=== Source material ===
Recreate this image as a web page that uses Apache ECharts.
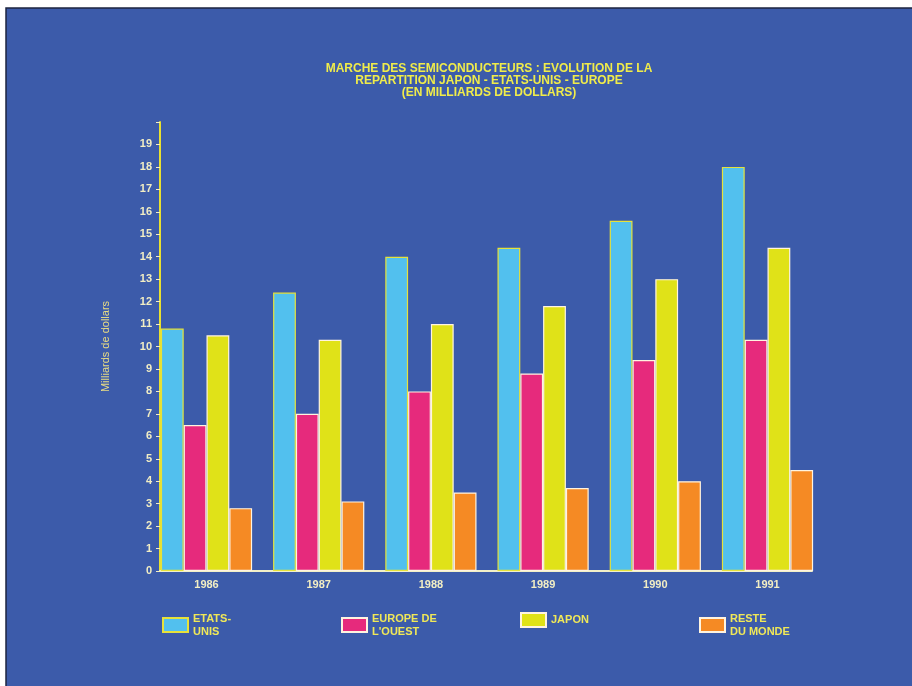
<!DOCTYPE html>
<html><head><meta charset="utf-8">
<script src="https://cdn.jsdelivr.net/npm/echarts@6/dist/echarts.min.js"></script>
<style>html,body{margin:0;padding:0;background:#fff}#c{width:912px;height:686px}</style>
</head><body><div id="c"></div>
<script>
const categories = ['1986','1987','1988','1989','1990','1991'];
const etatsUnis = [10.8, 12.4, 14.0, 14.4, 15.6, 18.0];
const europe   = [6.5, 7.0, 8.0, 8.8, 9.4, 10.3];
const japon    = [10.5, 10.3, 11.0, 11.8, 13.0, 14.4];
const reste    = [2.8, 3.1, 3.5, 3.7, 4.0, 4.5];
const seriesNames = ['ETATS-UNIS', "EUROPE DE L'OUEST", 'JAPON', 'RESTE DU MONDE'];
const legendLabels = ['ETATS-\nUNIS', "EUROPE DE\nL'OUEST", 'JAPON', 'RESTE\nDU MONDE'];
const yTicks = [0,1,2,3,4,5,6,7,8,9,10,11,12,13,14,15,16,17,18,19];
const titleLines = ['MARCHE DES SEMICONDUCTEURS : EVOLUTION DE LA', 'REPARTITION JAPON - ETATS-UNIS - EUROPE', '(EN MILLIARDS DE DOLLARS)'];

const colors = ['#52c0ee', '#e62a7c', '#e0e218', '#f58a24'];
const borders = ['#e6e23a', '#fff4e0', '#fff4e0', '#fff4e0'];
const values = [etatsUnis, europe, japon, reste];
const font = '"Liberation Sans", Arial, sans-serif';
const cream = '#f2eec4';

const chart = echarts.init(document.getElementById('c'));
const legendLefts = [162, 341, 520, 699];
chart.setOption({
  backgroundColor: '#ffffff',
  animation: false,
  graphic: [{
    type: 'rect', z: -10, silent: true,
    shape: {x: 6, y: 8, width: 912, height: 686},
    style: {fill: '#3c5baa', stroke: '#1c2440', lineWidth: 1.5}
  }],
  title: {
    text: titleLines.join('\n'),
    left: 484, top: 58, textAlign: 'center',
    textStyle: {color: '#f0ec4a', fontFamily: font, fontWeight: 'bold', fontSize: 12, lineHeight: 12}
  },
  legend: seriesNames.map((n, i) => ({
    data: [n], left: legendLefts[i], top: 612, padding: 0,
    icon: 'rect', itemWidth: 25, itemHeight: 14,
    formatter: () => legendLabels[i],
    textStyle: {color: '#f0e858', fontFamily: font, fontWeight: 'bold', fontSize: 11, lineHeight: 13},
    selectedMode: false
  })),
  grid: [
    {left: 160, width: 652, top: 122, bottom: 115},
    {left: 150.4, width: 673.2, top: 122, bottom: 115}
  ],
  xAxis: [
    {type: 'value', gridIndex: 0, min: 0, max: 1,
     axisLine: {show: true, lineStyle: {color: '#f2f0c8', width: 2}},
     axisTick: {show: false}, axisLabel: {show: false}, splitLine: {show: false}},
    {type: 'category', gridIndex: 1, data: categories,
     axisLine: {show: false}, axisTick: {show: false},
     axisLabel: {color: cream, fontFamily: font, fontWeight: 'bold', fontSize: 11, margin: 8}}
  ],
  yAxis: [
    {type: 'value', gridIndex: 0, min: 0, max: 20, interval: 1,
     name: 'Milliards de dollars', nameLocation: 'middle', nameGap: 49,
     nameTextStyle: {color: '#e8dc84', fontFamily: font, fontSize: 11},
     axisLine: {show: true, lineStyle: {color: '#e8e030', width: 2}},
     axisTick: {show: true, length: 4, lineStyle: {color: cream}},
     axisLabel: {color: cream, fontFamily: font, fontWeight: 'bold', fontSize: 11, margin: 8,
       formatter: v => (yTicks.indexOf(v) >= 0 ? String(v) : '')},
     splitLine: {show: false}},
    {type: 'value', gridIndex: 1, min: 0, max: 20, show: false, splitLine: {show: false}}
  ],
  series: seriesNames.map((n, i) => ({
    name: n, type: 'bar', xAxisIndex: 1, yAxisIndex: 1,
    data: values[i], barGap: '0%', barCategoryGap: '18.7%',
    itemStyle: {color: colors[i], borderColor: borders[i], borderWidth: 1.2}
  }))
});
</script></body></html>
===
=== Source material ===
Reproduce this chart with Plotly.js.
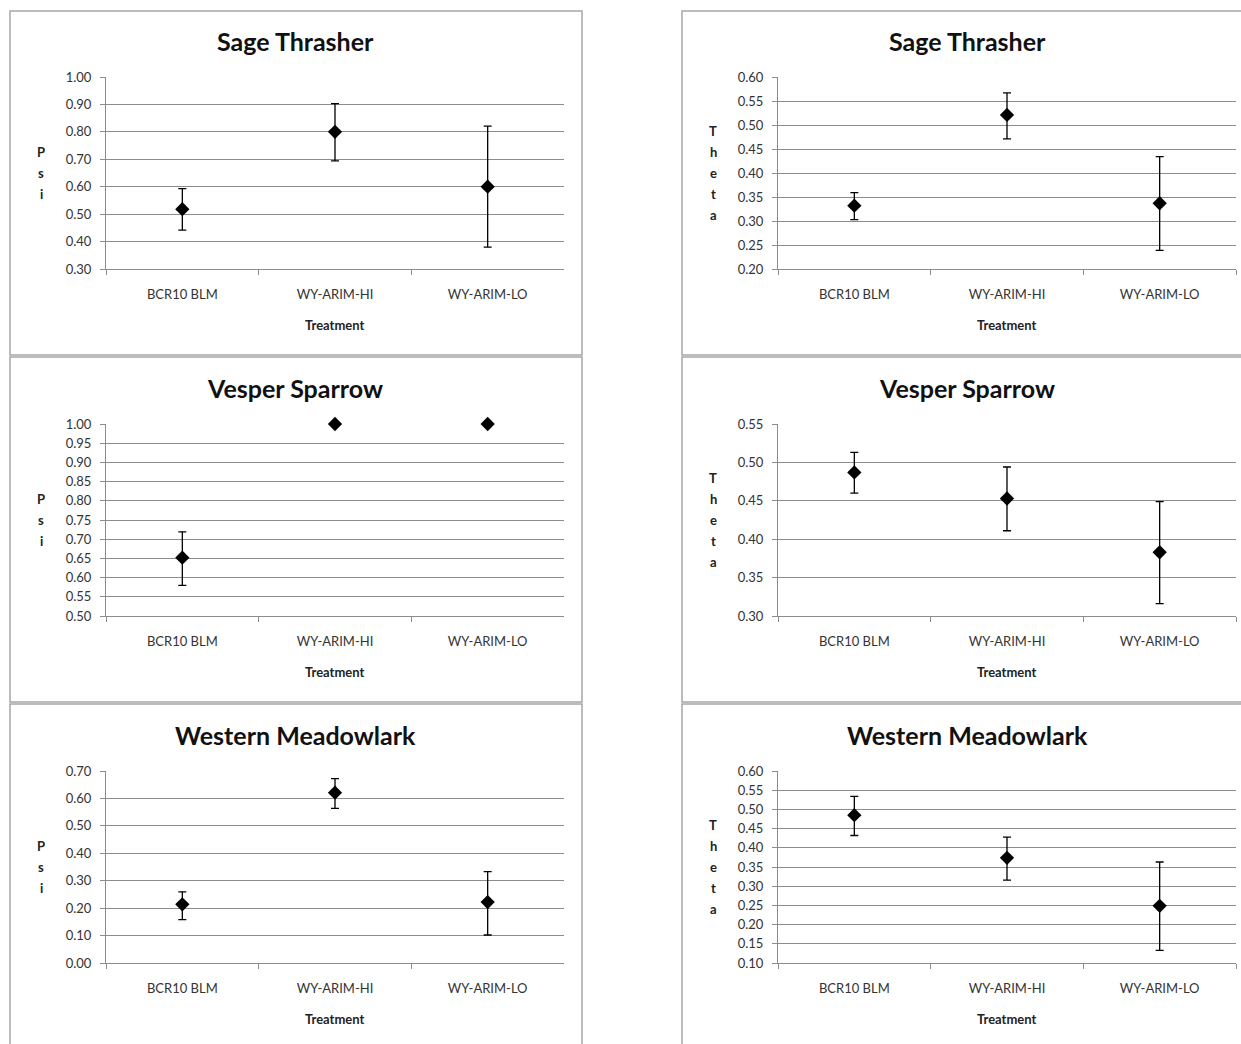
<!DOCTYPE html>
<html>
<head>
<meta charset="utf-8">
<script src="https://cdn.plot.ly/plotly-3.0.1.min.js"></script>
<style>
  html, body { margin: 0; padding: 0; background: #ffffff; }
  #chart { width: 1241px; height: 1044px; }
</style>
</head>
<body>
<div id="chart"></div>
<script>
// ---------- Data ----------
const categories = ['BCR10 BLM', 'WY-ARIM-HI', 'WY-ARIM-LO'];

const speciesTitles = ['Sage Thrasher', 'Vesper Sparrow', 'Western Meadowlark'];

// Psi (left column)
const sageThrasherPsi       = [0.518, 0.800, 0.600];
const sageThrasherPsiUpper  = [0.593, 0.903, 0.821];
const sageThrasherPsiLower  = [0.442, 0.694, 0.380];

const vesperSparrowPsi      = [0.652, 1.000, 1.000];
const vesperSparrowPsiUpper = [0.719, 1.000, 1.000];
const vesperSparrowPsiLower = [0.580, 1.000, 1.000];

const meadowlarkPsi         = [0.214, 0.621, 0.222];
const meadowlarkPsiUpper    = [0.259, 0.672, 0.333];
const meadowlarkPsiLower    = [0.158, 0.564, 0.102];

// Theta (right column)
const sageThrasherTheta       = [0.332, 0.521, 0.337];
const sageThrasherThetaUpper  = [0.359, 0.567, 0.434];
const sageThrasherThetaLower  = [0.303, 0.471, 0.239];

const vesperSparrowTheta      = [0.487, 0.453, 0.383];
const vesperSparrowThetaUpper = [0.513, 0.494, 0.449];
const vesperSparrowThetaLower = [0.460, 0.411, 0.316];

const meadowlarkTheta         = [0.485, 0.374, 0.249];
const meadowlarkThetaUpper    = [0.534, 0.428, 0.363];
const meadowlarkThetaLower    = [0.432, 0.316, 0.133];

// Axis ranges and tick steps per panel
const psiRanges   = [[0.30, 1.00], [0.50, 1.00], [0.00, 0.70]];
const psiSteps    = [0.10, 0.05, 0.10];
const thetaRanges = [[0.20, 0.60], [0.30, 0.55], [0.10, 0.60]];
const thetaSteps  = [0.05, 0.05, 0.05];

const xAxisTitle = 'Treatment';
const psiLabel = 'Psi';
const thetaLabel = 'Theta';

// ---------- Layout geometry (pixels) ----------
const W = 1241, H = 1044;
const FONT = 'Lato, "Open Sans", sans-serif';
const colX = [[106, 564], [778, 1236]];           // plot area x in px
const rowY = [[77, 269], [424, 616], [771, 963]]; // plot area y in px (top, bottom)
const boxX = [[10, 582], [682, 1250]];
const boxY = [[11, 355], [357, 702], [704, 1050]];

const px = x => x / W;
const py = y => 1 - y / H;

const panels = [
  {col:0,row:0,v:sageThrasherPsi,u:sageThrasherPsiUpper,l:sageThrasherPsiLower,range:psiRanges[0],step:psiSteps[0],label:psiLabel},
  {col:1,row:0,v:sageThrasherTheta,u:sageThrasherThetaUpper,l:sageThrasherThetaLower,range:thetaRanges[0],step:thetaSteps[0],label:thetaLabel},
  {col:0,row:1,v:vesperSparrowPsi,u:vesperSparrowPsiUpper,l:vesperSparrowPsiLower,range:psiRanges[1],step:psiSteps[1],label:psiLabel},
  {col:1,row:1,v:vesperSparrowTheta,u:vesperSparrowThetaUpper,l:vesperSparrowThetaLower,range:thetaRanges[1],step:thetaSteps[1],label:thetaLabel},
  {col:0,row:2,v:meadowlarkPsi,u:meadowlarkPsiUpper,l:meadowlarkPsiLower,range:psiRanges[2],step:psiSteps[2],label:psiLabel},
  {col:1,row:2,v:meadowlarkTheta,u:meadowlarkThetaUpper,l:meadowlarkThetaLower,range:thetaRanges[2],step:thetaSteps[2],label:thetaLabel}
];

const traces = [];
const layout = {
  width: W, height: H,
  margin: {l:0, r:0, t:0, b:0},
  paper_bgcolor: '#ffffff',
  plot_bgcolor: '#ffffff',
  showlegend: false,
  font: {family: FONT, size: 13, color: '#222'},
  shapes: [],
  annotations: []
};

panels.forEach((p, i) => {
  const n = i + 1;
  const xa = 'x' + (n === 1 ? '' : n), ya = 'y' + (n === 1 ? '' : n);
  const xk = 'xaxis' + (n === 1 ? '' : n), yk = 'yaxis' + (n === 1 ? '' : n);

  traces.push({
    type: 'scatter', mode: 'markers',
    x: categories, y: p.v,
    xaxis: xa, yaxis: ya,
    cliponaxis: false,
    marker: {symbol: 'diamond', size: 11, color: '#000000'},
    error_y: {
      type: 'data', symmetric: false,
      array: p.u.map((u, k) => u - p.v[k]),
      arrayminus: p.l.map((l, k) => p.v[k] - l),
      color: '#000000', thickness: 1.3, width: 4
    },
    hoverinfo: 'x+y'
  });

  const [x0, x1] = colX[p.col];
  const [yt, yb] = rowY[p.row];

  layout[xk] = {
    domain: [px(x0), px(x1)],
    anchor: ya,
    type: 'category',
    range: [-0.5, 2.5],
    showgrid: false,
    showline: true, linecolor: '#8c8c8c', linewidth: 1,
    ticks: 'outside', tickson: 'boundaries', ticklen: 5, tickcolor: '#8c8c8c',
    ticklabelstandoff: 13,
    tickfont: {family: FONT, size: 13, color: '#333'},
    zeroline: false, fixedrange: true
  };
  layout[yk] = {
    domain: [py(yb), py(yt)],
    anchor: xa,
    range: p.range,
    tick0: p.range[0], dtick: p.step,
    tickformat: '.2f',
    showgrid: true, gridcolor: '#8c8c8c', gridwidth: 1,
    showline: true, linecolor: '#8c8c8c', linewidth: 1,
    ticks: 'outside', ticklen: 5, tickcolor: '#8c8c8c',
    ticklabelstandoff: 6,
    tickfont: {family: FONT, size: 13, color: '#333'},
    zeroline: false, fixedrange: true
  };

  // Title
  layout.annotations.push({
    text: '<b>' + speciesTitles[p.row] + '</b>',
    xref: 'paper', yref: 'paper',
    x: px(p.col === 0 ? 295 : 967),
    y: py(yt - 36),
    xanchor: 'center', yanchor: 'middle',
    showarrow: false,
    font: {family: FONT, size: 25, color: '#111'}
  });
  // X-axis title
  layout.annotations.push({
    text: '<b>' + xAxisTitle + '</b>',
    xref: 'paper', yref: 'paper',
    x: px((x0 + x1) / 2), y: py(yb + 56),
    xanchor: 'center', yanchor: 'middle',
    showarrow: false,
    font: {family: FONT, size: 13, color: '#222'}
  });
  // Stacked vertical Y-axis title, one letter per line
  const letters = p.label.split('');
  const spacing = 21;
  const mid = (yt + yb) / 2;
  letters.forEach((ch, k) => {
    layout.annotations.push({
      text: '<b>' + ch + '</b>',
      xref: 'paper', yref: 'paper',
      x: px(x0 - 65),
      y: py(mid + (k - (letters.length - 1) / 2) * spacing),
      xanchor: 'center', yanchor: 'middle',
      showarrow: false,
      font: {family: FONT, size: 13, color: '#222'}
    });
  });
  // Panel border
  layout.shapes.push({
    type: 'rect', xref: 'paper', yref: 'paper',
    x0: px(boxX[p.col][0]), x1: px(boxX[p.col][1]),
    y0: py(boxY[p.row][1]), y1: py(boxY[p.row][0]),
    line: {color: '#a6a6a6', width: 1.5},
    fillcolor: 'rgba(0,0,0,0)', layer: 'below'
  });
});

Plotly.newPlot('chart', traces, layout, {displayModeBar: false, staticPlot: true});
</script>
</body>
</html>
===
=== Source material ===
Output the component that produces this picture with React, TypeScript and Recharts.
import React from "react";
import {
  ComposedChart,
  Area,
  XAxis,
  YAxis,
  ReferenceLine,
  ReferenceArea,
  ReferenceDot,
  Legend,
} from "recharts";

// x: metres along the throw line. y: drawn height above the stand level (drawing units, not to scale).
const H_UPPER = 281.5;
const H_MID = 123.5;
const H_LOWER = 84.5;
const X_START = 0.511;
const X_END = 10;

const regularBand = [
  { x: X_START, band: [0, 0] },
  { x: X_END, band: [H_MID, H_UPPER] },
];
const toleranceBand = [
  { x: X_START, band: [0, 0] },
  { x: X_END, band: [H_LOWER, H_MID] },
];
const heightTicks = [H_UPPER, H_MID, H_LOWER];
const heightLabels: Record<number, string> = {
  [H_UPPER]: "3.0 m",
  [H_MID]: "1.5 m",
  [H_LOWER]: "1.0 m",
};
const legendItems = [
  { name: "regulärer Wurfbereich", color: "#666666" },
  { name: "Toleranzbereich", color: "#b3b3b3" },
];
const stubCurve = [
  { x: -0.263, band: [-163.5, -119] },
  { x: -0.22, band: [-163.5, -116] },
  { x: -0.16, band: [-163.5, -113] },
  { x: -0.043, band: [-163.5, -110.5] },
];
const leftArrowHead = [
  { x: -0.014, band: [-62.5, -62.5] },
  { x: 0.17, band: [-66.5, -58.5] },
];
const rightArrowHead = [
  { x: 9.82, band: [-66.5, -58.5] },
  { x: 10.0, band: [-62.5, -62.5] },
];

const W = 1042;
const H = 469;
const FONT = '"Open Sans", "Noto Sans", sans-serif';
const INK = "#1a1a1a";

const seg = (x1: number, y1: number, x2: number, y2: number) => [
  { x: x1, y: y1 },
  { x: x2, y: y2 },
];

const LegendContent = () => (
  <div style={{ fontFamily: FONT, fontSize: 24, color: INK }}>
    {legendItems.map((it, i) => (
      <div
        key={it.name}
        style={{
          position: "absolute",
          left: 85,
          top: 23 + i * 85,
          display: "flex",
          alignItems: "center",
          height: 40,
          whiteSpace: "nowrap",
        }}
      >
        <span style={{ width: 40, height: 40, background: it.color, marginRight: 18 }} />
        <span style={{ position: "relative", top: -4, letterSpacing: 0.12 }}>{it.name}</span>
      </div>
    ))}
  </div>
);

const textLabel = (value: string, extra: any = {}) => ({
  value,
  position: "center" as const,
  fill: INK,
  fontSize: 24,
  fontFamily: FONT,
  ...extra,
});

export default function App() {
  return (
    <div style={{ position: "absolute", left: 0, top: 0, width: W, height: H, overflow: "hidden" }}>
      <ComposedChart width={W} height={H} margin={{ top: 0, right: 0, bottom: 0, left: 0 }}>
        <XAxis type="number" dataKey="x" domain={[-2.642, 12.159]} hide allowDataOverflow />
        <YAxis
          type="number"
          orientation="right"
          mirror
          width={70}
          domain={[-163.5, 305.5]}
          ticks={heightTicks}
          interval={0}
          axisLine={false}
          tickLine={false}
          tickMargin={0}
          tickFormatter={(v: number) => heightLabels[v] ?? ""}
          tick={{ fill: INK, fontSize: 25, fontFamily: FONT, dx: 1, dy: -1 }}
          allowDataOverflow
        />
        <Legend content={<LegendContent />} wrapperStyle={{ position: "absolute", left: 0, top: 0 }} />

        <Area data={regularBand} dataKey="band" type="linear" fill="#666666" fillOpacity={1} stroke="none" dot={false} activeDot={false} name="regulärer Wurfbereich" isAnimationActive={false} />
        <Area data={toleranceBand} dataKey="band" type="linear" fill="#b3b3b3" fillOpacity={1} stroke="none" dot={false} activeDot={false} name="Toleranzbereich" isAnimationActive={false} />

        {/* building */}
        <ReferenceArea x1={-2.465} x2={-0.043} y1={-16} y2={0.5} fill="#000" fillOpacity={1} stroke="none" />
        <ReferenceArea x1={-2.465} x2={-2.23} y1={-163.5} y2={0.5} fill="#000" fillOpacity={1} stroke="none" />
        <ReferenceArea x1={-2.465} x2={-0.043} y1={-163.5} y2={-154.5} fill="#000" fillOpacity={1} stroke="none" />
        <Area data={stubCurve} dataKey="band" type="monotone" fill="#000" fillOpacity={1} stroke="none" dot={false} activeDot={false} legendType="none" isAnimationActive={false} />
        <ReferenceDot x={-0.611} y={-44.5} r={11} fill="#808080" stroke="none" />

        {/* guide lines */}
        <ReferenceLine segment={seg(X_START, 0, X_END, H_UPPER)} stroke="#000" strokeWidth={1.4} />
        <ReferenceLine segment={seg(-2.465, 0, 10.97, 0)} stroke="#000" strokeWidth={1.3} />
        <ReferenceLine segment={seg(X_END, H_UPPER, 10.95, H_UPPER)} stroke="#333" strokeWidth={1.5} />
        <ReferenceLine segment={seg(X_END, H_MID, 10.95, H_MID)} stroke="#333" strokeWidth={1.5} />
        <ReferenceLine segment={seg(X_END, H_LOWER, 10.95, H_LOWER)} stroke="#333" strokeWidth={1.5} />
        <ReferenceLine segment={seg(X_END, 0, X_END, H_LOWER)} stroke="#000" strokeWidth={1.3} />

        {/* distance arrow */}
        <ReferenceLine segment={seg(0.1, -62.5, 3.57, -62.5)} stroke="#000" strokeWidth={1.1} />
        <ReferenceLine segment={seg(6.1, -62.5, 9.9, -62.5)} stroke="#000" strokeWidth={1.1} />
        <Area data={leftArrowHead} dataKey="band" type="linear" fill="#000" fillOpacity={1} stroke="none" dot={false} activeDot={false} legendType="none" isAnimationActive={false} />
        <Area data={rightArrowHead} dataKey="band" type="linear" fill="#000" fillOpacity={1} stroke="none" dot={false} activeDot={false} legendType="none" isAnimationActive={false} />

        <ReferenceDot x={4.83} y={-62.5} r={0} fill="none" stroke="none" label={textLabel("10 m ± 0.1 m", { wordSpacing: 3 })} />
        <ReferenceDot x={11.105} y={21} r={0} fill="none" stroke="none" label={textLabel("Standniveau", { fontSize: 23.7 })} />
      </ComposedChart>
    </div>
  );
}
===
Task goal: Everything above from the line with "Reproduce this chart with Plotly.js." through the line with "[0.442, 0.694, 0.380];" should be retyped exactly, and nothing else; omit pictures.

Written answer:
Reproduce this chart with Plotly.js.
<!DOCTYPE html>
<html>
<head>
<meta charset="utf-8">
<script src="https://cdn.plot.ly/plotly-3.0.1.min.js"></script>
<style>
  html, body { margin: 0; padding: 0; background: #ffffff; }
  #chart { width: 1241px; height: 1044px; }
</style>
</head>
<body>
<div id="chart"></div>
<script>
// ---------- Data ----------
const categories = ['BCR10 BLM', 'WY-ARIM-HI', 'WY-ARIM-LO'];

const speciesTitles = ['Sage Thrasher', 'Vesper Sparrow', 'Western Meadowlark'];

// Psi (left column)
const sageThrasherPsi       = [0.518, 0.800, 0.600];
const sageThrasherPsiUpper  = [0.593, 0.903, 0.821];
const sageThrasherPsiLower  = [0.442, 0.694, 0.380];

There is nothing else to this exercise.